WASHINGTON— A Los Angeles-area doctor pleaded guilty today to conspiring to defraud Medicare of over $11 million, announced Assistant Attorney General Lanny A. Breuer of the Justice Department’s Criminal Division; U.S. Attorney André Birotte Jr. of the Central District of California; Glenn R. Ferry, Special Agent in Charge for the Los Angeles Region of the U.S. Department of Health and Human Services Office of Inspector General (HHS-OIG); Bill L. Lewis, Assistant Director in Charge of the FBI’s Los Angeles Field Office; and Tony Sidley, Assistant Chief of the California Department of Justice, Bureau of Medi-Cal Fraud and Elder Abuse.
Dr. Juan Tomas Van Putten, 66, of Ladera Heights, Calif., pleaded guilty today before U.S. District Judge George Wu in the Central District of California to one count of conspiracy to commit health care fraud.
Van Putten pleaded guilty to obtaining patients for his medical clinic, Greater South Bay Medical Group, which was located in Carson, Calif., and a nursing home where he also saw patients from street-level patient recruiters or “marketers” who illegally solicited patients with Medicare benefits for expensive, highly-specialized power wheelchairs and other durable medical equipment (DME) that the patients did not need. According to the indictment to which Van Putten pleaded guilty, some of the marketers worked for the operators of fraudulent DME supply companies, including Van Putten’s co-defendants Charles Agbu, a church pastor, and his daughter Obiageli Agbu, who both operated Bonfee Inc. d/b/a “Bonfee Medical Supplies” and Ibon Inc., which were located in Carson.
Van Putten admitted that operators of fraudulent DME supply companies paid him cash kickbacks to write prescriptions for power wheelchairs and other DME that Van Putten knew the patients did not need. Van Putten admitted that he exaggerated the symptoms and diagnoses that he wrote on the prescriptions to make it appear as if the patients met both the medical and Medicare requirements for the power wheelchairs and DME. Van Putten admitted that he knew when he provided the prescriptions to the DME company operators that they would use the prescriptions to submit false claims to Medicare. Van Putten also admitted that he submitted claims to Medicare for services that he provided to the patients at Greater South Bay and the nursing home even though he knew it was illegal for him to provide services to patients who had been recruited by marketers.

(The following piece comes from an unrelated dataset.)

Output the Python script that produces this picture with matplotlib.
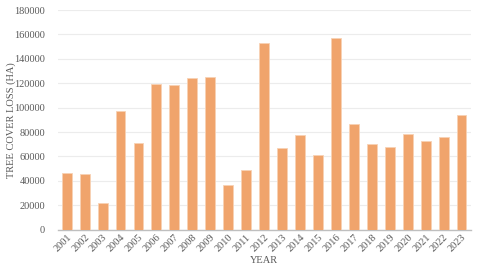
import matplotlib
matplotlib.use("Agg")
import numpy as np
from matplotlib import pyplot as plt

years = [str(y) for y in range(2001, 2024)]
loss_ha = [46700, 45300, 21600, 97200, 71000, 119300, 118500, 124300, 125300,
           36600, 48900, 152700, 66600, 77300, 60900, 157300, 86300, 69900,
           67700, 78400, 72600, 75700, 93700]
y_ticks = list(range(0, 180001, 20000))

plt.rcParams["font.family"] = ["Liberation Serif", "DejaVu Serif"]
text_color = "#595959"

fig = plt.figure(figsize=(4.8, 2.77), dpi=100)
ax = fig.add_axes([57.7 / 480, 1 - 229.6 / 277, (470.5 - 57.7) / 480, (229.6 - 10) / 277])

x = np.arange(len(years))
ax.bar(x, loss_ha, width=0.55, color="#f0a46c", edgecolor="#f8d2b4", linewidth=0.6, zorder=3)

ax.set_xlim(-0.5, len(years) - 0.5)
ax.set_ylim(0, 180000)
ax.set_yticks(y_ticks)
ax.set_yticklabels([str(v) for v in y_ticks])
ax.set_xticks(x)
ax.set_xticklabels(years, rotation=45, ha="right", rotation_mode="anchor")

ax.grid(axis="y", color="#ececec", linewidth=0.8, zorder=0)
for side in ["top", "right", "left"]:
    ax.spines[side].set_visible(False)
ax.spines["bottom"].set_color("#bfbfbf")
ax.spines["bottom"].set_linewidth(1.0)
ax.tick_params(axis="both", length=0, labelsize=7.5, colors=text_color)
ax.tick_params(axis="y", pad=9)
ax.tick_params(axis="x", pad=2)

ax.set_xlabel("YEAR", fontsize=7.5, color=text_color, labelpad=2)
ax.set_ylabel("TREE COVER LOSS (HA)", fontsize=7.5, color=text_color)
ax.yaxis.set_label_coords(-0.113, 0.5)
ax.yaxis.label.set_verticalalignment("center")

fig.savefig("out.png", dpi=100)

As a result of this scheme, court documents indicate that Van Putten and his co-defendants submitted approximately $11,094,918 in false claims to Medicare and received approximately $5,788,725 on those claims.
Charles Agbu and Obiageli Agbu are scheduled for trial on Feb. 26, 2013, for their alleged roles in the conspiracy. Co-defendants Dr. Emmanuel Ayodele, Alejandro Maciel and Candalaria Estrada have also been charged for their alleged roles in the conspiracy.
Defendants are presumed innocent until proven guilty at trial.
At sentencing, scheduled for March 28, 2013, Van Putten faces a maximum penalty of 10 years in prison and a $250,000 fine.
The case is being prosecuted by Trial Attorney Jonathan T. Baum of the Criminal Division’s Fraud Section. The case is being investigated by the FBI, HHS-OIG, the California Department of Justice and the Internal Revenue Service.
The case was brought as part of the Medicare Fraud Strike Force, supervised by the Criminal Division’s Fraud Section and the U.S. Attorney’s Office for the Central District of California. The Medicare Fraud Strike Force operations are part of the Health Care Fraud Prevention & Enforcement Action Team (HEAT), a joint initiative announced in May 2009 between the Department of Justice and HHS to focus their efforts to prevent and deter fraud and enforce current anti-fraud laws around the country.
Since its inception in March 2007, the Medicare Fraud Strike Force, now operating in nine cities across the country, has charged more than 1,480 defendants who have collectively billed the Medicare program for more than $4.8 billion. In addition, HHS’s Centers for Medicare and Medicaid Services, working in conjunction with HHS-OIG, is taking steps to increase accountability and decrease the presence of fraudulent providers.